Definisi terbaik dari eksistensi manusia seringkali tidak terletak pada seberapa banyak yang kita kumpulkan, tetapi pada seberapa banyak yang kita berikan. Filosofi yang berakar kuat dalam banyak ajaran moral dan etika adalah bahwa sebaik-baiknya manusia adalah yang paling bermanfaat bagi sesamanya. Ini adalah inti dari kehidupan yang bermakna—sebuah perwujudan aktif dari empati dan kontribusi.
Manfaat ini tidak selalu harus berupa tindakan heroik berskala besar. Seringkali, manfaat terbesar tersembunyi dalam kesederhanaan tindakan sehari-hari. Itu bisa berupa mendengarkan dengan penuh perhatian ketika seseorang membutuhkan telinga, berbagi ilmu tanpa pamrih, membantu tetangga yang sedang kesulitan, atau sekadar menyebarkan energi positif di lingkungan kerja.

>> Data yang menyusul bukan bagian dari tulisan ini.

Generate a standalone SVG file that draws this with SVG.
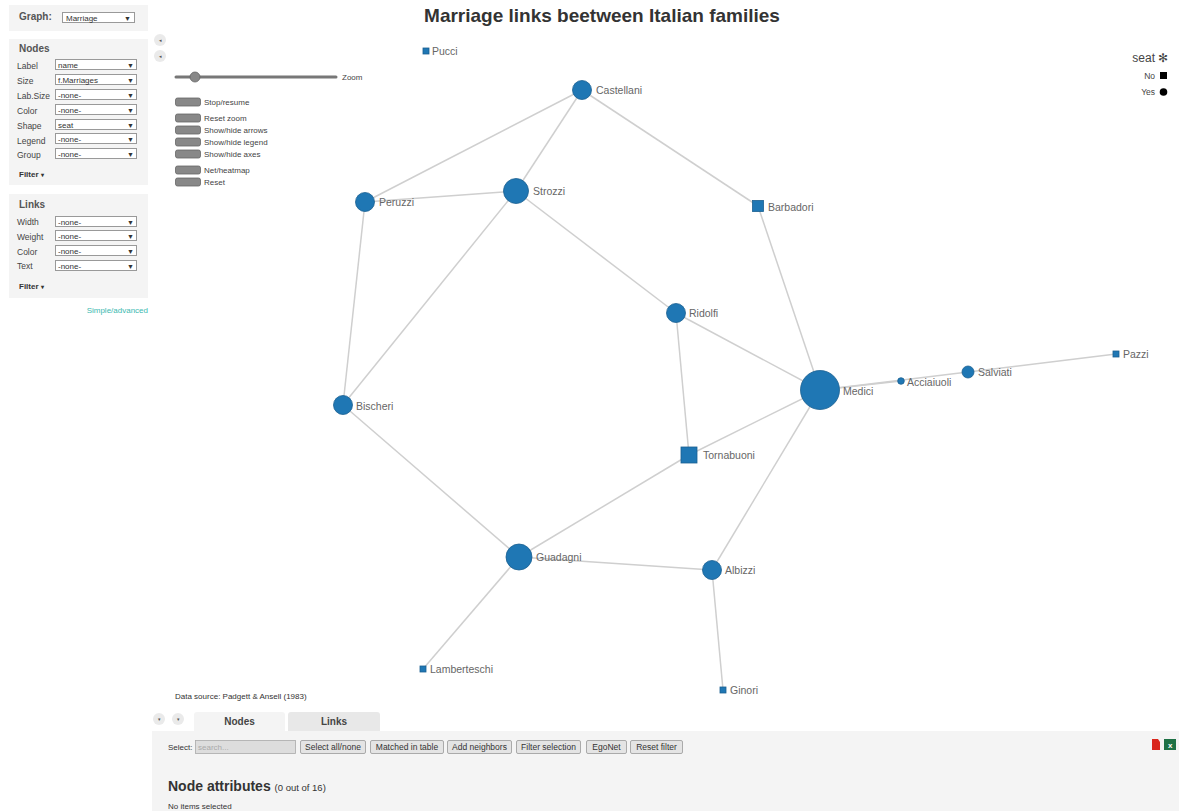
<svg xmlns="http://www.w3.org/2000/svg" width="1179" height="811" viewBox="0 0 1179 811">
<defs>
<style>
text{font-family:"Liberation Sans",Arial,sans-serif;}
.panel{fill:#f4f4f4;}
.lbl{font-size:8.5px;fill:#444;}
.sel{fill:#fff;stroke:#999;stroke-width:1;}
.selt{font-size:8px;fill:#333;}
.arr{font-size:7px;fill:#333;}
.hd{font-size:10px;font-weight:bold;fill:#555;}
.flt{font-size:8px;font-weight:bold;fill:#333;}
.btn{fill:#888;stroke:#666;stroke-width:0.8;}
.bt{font-size:8px;fill:#444;}
.edge{stroke:#cfcfcf;stroke-width:1.5;fill:none;}
.nd{fill:#1f77b4;stroke:#1a5f91;stroke-width:0.8;}
.nl{font-size:10.5px;fill:#666;}
.bb{fill:#e4e4e4;stroke:#999;stroke-width:0.8;}
.bbt{font-size:8.5px;fill:#333;text-anchor:middle;}
.sm{fill:#eaeaea;}
</style>
</defs>
<rect width="1179" height="811" fill="#fff"/>

<!-- Left panel -->
<g id="graph-panel">
<rect class="panel" x="9" y="5" width="139" height="26"/>
<text x="19" y="20" class="hd" style="font-size:10px">Graph:</text>
<rect class="sel" x="62.5" y="12.5" width="72" height="10"/>
<text x="66" y="20.5" class="selt">Marriage</text>
<text x="124" y="20.5" class="arr">▼</text>
</g>
<g id="nodes-panel">
<rect class="panel" x="9" y="39" width="139" height="146"/>
<text x="19" y="52" class="hd">Nodes</text>
<text x="17" y="69" class="lbl">Label</text>
<text x="17" y="84" class="lbl">Size</text>
<text x="17" y="99" class="lbl">Lab.Size</text>
<text x="17" y="114" class="lbl">Color</text>
<text x="17" y="129" class="lbl">Shape</text>
<text x="17" y="144" class="lbl">Legend</text>
<text x="17" y="158" class="lbl">Group</text>
<rect class="sel" x="55.5" y="59.5" width="81" height="10"/><text x="58" y="67.5" class="selt">name</text><text x="127" y="67.5" class="arr">▼</text>
<rect class="sel" x="55.5" y="74.5" width="81" height="10"/><text x="58" y="82.5" class="selt">f.Marriages</text><text x="127" y="82.5" class="arr">▼</text>
<rect class="sel" x="55.5" y="89.5" width="81" height="10"/><text x="58" y="97.5" class="selt">-none-</text><text x="127" y="97.5" class="arr">▼</text>
<rect class="sel" x="55.5" y="104.5" width="81" height="10"/><text x="58" y="112.5" class="selt">-none-</text><text x="127" y="112.5" class="arr">▼</text>
<rect class="sel" x="55.5" y="119.5" width="81" height="10"/><text x="58" y="127.5" class="selt">seat</text><text x="127" y="127.5" class="arr">▼</text>
<rect class="sel" x="55.5" y="133.5" width="81" height="10"/><text x="58" y="141.5" class="selt">-none-</text><text x="127" y="141.5" class="arr">▼</text>
<rect class="sel" x="55.5" y="148.5" width="81" height="10"/><text x="58" y="156.5" class="selt">-none-</text><text x="127" y="156.5" class="arr">▼</text>
<text x="19" y="177" class="flt">Filter <tspan font-size="6">▾</tspan></text>
</g>
<g id="links-panel">
<rect class="panel" x="9" y="194" width="139" height="104"/>
<text x="19" y="208" class="hd">Links</text>
<text x="17" y="225" class="lbl">Width</text>
<text x="17" y="240" class="lbl">Weight</text>
<text x="17" y="255" class="lbl">Color</text>
<text x="17" y="269" class="lbl">Text</text>
<rect class="sel" x="55.5" y="216.5" width="81" height="10"/><text x="58" y="224.5" class="selt">-none-</text><text x="127" y="224.5" class="arr">▼</text>
<rect class="sel" x="55.5" y="230.5" width="81" height="10"/><text x="58" y="238.5" class="selt">-none-</text><text x="127" y="238.5" class="arr">▼</text>
<rect class="sel" x="55.5" y="245.5" width="81" height="10"/><text x="58" y="253.5" class="selt">-none-</text><text x="127" y="253.5" class="arr">▼</text>
<rect class="sel" x="55.5" y="260.5" width="81" height="10"/><text x="58" y="268.5" class="selt">-none-</text><text x="127" y="268.5" class="arr">▼</text>
<text x="19" y="289" class="flt">Filter <tspan font-size="6">▾</tspan></text>
<text x="148" y="313" style="font-size:8px;fill:#3bb9b0" text-anchor="end">Simple/advanced</text>
</g>

<!-- small collapse buttons -->
<g id="toggles">
<circle cx="160" cy="40" r="6" class="sm"/><text x="160" y="42" style="font-size:5px;fill:#555" text-anchor="middle">◂</text>
<circle cx="160" cy="56" r="6" class="sm"/><text x="160" y="58" style="font-size:5px;fill:#555" text-anchor="middle">◂</text>
</g>

<!-- Title -->
<text x="602" y="22" text-anchor="middle" style="font-size:19px;font-weight:bold;fill:#333">Marriage links beetween Italian families</text>

<!-- Controls -->
<g id="controls">
<line x1="176" y1="77" x2="336" y2="77" stroke="#777" stroke-width="3" stroke-linecap="round"/>
<circle cx="195" cy="77" r="5" fill="#888" stroke="#666" stroke-width="0.8"/>
<text x="342" y="80" class="bt">Zoom</text>
<rect class="btn" x="175.5" y="98" width="25" height="8" rx="2"/><text x="204" y="105" class="bt">Stop/resume</text>
<rect class="btn" x="175.5" y="114" width="25" height="8" rx="2"/><text x="204" y="121" class="bt">Reset zoom</text>
<rect class="btn" x="175.5" y="126" width="25" height="8" rx="2"/><text x="204" y="133" class="bt">Show/hide arrows</text>
<rect class="btn" x="175.5" y="138" width="25" height="8" rx="2"/><text x="204" y="145" class="bt">Show/hide legend</text>
<rect class="btn" x="175.5" y="150" width="25" height="8" rx="2"/><text x="204" y="157" class="bt">Show/hide axes</text>
<rect class="btn" x="175.5" y="166" width="25" height="8" rx="2"/><text x="204" y="173" class="bt">Net/heatmap</text>
<rect class="btn" x="175.5" y="178" width="25" height="8" rx="2"/><text x="204" y="185" class="bt">Reset</text>
</g>

<!-- Legend -->
<g id="legend">
<text x="1155" y="62" text-anchor="end" style="font-size:12px;fill:#444">seat</text>
<text x="1163" y="62" text-anchor="middle" style="font-size:12px;fill:#444">✻</text>
<text x="1155" y="79" text-anchor="end" style="font-size:8.5px;fill:#444">No</text>
<rect x="1160" y="72" width="7" height="7" fill="#000"/>
<text x="1155" y="95" text-anchor="end" style="font-size:8.5px;fill:#444">Yes</text>
<circle cx="1163.5" cy="92" r="3.8" fill="#000"/>
</g>

<!-- Edges -->
<g id="connectors">
<line class="edge" x1="582" y1="90" x2="365" y2="202"/>
<line class="edge" x1="582" y1="90" x2="516" y2="191"/>
<line class="edge" x1="582" y1="90" x2="758" y2="206"/>
<line class="edge" x1="365" y1="202" x2="516" y2="191"/>
<line class="edge" x1="365" y1="202" x2="343" y2="405"/>
<line class="edge" x1="516" y1="191" x2="343" y2="405"/>
<line class="edge" x1="516" y1="191" x2="676" y2="313"/>
<line class="edge" x1="758" y1="206" x2="820" y2="390"/>
<line class="edge" x1="676" y1="313" x2="820" y2="390"/>
<line class="edge" x1="676" y1="313" x2="689" y2="455"/>
<line class="edge" x1="820" y1="390" x2="901" y2="381"/>
<line class="edge" x1="820" y1="390" x2="968" y2="372"/>
<line class="edge" x1="968" y1="372" x2="1116" y2="354"/>
<line class="edge" x1="820" y1="390" x2="689" y2="455"/>
<line class="edge" x1="820" y1="390" x2="712" y2="570"/>
<line class="edge" x1="343" y1="405" x2="519" y2="557"/>
<line class="edge" x1="689" y1="455" x2="519" y2="557"/>
<line class="edge" x1="519" y1="557" x2="712" y2="570"/>
<line class="edge" x1="519" y1="557" x2="423" y2="669"/>
<line class="edge" x1="712" y1="570" x2="723" y2="690"/>
</g>

<!-- Nodes -->
<g id="node-pucci"><rect class="nd" x="423" y="48" width="6" height="6"/><text class="nl" x="432" y="55">Pucci</text></g>
<g id="node-castellani"><circle class="nd" cx="582" cy="90" r="9.5"/><text class="nl" x="596" y="94">Castellani</text></g>
<g id="node-strozzi"><circle class="nd" cx="516" cy="191" r="12.5"/><text class="nl" x="533" y="195">Strozzi</text></g>
<g id="node-peruzzi"><circle class="nd" cx="365" cy="202" r="9.5"/><text class="nl" x="379" y="206">Peruzzi</text></g>
<g id="node-barbadori"><rect class="nd" x="752.5" y="200.5" width="11" height="11"/><text class="nl" x="768" y="211">Barbadori</text></g>
<g id="node-ridolfi"><circle class="nd" cx="676" cy="313" r="9.5"/><text class="nl" x="689" y="317">Ridolfi</text></g>
<g id="node-medici"><circle class="nd" cx="820" cy="390" r="19.5"/><text class="nl" x="843" y="395">Medici</text></g>
<g id="node-acciaiuoli"><circle class="nd" cx="901" cy="381" r="3.3"/><text class="nl" x="907" y="386">Acciaiuoli</text></g>
<g id="node-salviati"><circle class="nd" cx="968" cy="372" r="6"/><text class="nl" x="978" y="376">Salviati</text></g>
<g id="node-pazzi"><rect class="nd" x="1113" y="351" width="6" height="6"/><text class="nl" x="1123" y="358">Pazzi</text></g>
<g id="node-bischeri"><circle class="nd" cx="343" cy="405" r="9.5"/><text class="nl" x="356" y="410">Bischeri</text></g>
<g id="node-tornabuoni"><rect class="nd" x="681" y="447" width="16" height="16"/><text class="nl" x="703" y="459">Tornabuoni</text></g>
<g id="node-guadagni"><circle class="nd" cx="519" cy="557" r="13"/><text class="nl" x="536" y="561">Guadagni</text></g>
<g id="node-albizzi"><circle class="nd" cx="712" cy="570" r="9.5"/><text class="nl" x="725" y="574">Albizzi</text></g>
<g id="node-lamberteschi"><rect class="nd" x="420" y="666" width="6" height="6"/><text class="nl" x="430" y="673">Lamberteschi</text></g>
<g id="node-ginori"><rect class="nd" x="720" y="687" width="6" height="6"/><text class="nl" x="730" y="694">Ginori</text></g>

<text x="175" y="699" style="font-size:8px;fill:#333">Data source: Padgett &amp; Ansell (1983)</text>

<!-- Bottom panel -->
<g id="bottom">
<circle cx="159" cy="719" r="6" class="sm"/><text x="159" y="721" style="font-size:5px;fill:#555" text-anchor="middle">▾</text>
<circle cx="178" cy="719" r="6" class="sm"/><text x="178" y="721" style="font-size:5px;fill:#555" text-anchor="middle">▾</text>
<rect x="194" y="712" width="91" height="22" rx="3" fill="#f4f4f4"/>
<rect x="288" y="712" width="92" height="22" rx="3" fill="#e8e8e8"/>
<rect x="152" y="731" width="1027" height="80" fill="#f4f4f4"/>
<text x="239.5" y="725" text-anchor="middle" style="font-size:10px;font-weight:bold;fill:#444">Nodes</text>
<text x="334" y="725" text-anchor="middle" style="font-size:10px;font-weight:bold;fill:#444">Links</text>
<text x="168" y="750" style="font-size:8px;fill:#333">Select:</text>
<rect x="195.5" y="740.5" width="100" height="13" fill="#ddd" stroke="#aaa" stroke-width="0.8"/>
<text x="198" y="750" style="font-size:8px;fill:#aaa">search...</text>
<rect class="bb" x="300.5" y="740.5" width="65" height="13" rx="1.5"/><text class="bbt" x="333" y="750">Select all/none</text>
<rect class="bb" x="370.5" y="740.5" width="73" height="13" rx="1.5"/><text class="bbt" x="407" y="750">Matched in table</text>
<rect class="bb" x="447.5" y="740.5" width="64" height="13" rx="1.5"/><text class="bbt" x="479.5" y="750">Add neighbors</text>
<rect class="bb" x="516.5" y="740.5" width="64" height="13" rx="1.5"/><text class="bbt" x="548.5" y="750">Filter selection</text>
<rect class="bb" x="586.5" y="740.5" width="40" height="13" rx="1.5"/><text class="bbt" x="606.5" y="750">EgoNet</text>
<rect class="bb" x="630.5" y="740.5" width="52" height="13" rx="1.5"/><text class="bbt" x="656.5" y="750">Reset filter</text>
<text x="168" y="791" style="font-size:14px;font-weight:bold;fill:#333">Node attributes <tspan style="font-size:9.5px;font-weight:normal">(0 out of 16)</tspan></text>
<text x="168" y="809" style="font-size:8px;fill:#333">No items selected</text>
<path d="M1152 739 h6 l2 3 v8 h-8 z" fill="#d9261c"/>
<rect x="1164" y="739" width="12" height="11" fill="#1e7145"/>
<text x="1168" y="748" style="font-size:8px;font-weight:bold;fill:#fff">x</text>
</g>
</svg>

Ketika kita menggeser fokus dari egoisme ("Apa yang bisa saya dapatkan?") menjadi altruisme ("Apa yang bisa saya berikan?"), kita secara otomatis meningkatkan kualitas hidup kita sendiri.
Manusia adalah makhluk sosial. Keberlangsungan kita secara kolektif sangat bergantung pada interaksi dan saling dukung. Ketika seseorang mempraktikkan kebajikan yang bermanfaat, ia sedang menenun benang yang lebih kuat dalam struktur sosial. Ini menciptakan lingkaran umpan balik positif. Kebaikan yang kita tanam hari ini akan tumbuh menjadi lingkungan yang lebih aman, suportif, dan maju di masa depan. Sebaliknya, kehidupan yang hanya berfokus pada pemenuhan hasrat pribadi cenderung menciptakan isolasi dan kekosongan batin.
Nilai sejati seorang individu seringkali tercermin dalam jejak yang ia tinggalkan. Apakah jejak itu berupa kerusakan, ataukah berupa perbaikan? Orang yang bermanfaat meninggalkan warisan yang lebih abadi daripada kekayaan materi. Warisan tersebut adalah ingatan orang lain tentang bagaimana perasaan mereka ketika berinteraksi dengan kita—merasa didukung, dihargai, atau terbantu.
Memahami konsep bermanfaat harus dilakukan secara holistik. Manfaat tidak terbatas pada aspek material saja.
Setiap orang memiliki bakat dan sumber daya unik. Menjadi bermanfaat berarti mengidentifikasi kekuatan tersebut dan mengarahkannya untuk mengisi kekosongan atau mengurangi beban orang lain. Jika Anda ahli dalam memasak, Anda bisa membantu menyediakan makanan bagi mereka yang sakit. Jika Anda pandai dalam teknologi, Anda bisa membantu lansia memahami alat digital baru.
Untuk mencapai status sebagai manusia yang paling bermanfaat, diperlukan kesadaran diri dan kerendahan hati. Kita harus secara proaktif mencari tahu di mana bantuan kita paling dibutuhkan, bukan menunggu untuk diminta. Kerendahan hati memastikan bahwa niat kita murni—kita membantu karena itu adalah hal yang benar untuk dilakukan, bukan karena mengharapkan pujian atau imbalan. Ketika dorongan untuk memberi datang dari kedalaman hati, saat itulah kita benar-benar menjalani prinsip bahwa sebaik-baiknya manusia adalah yang bermanfaat.
Akhirnya, kebermanfaatan adalah perjalanan berkelanjutan, bukan tujuan akhir. Dunia terus berubah, dan kebutuhan pun berevolusi. Oleh karena itu, upaya untuk belajar, beradaptasi, dan terus memberikan kontribusi positif adalah komitmen seumur hidup. Dengan menginternalisasi prinsip ini, kita tidak hanya memperkaya kehidupan orang lain, tetapi juga memastikan bahwa kehidupan kita sendiri terisi dengan kedalaman dan tujuan yang sejati. Jadikan setiap interaksi sebagai peluang untuk menanam benih kebaikan.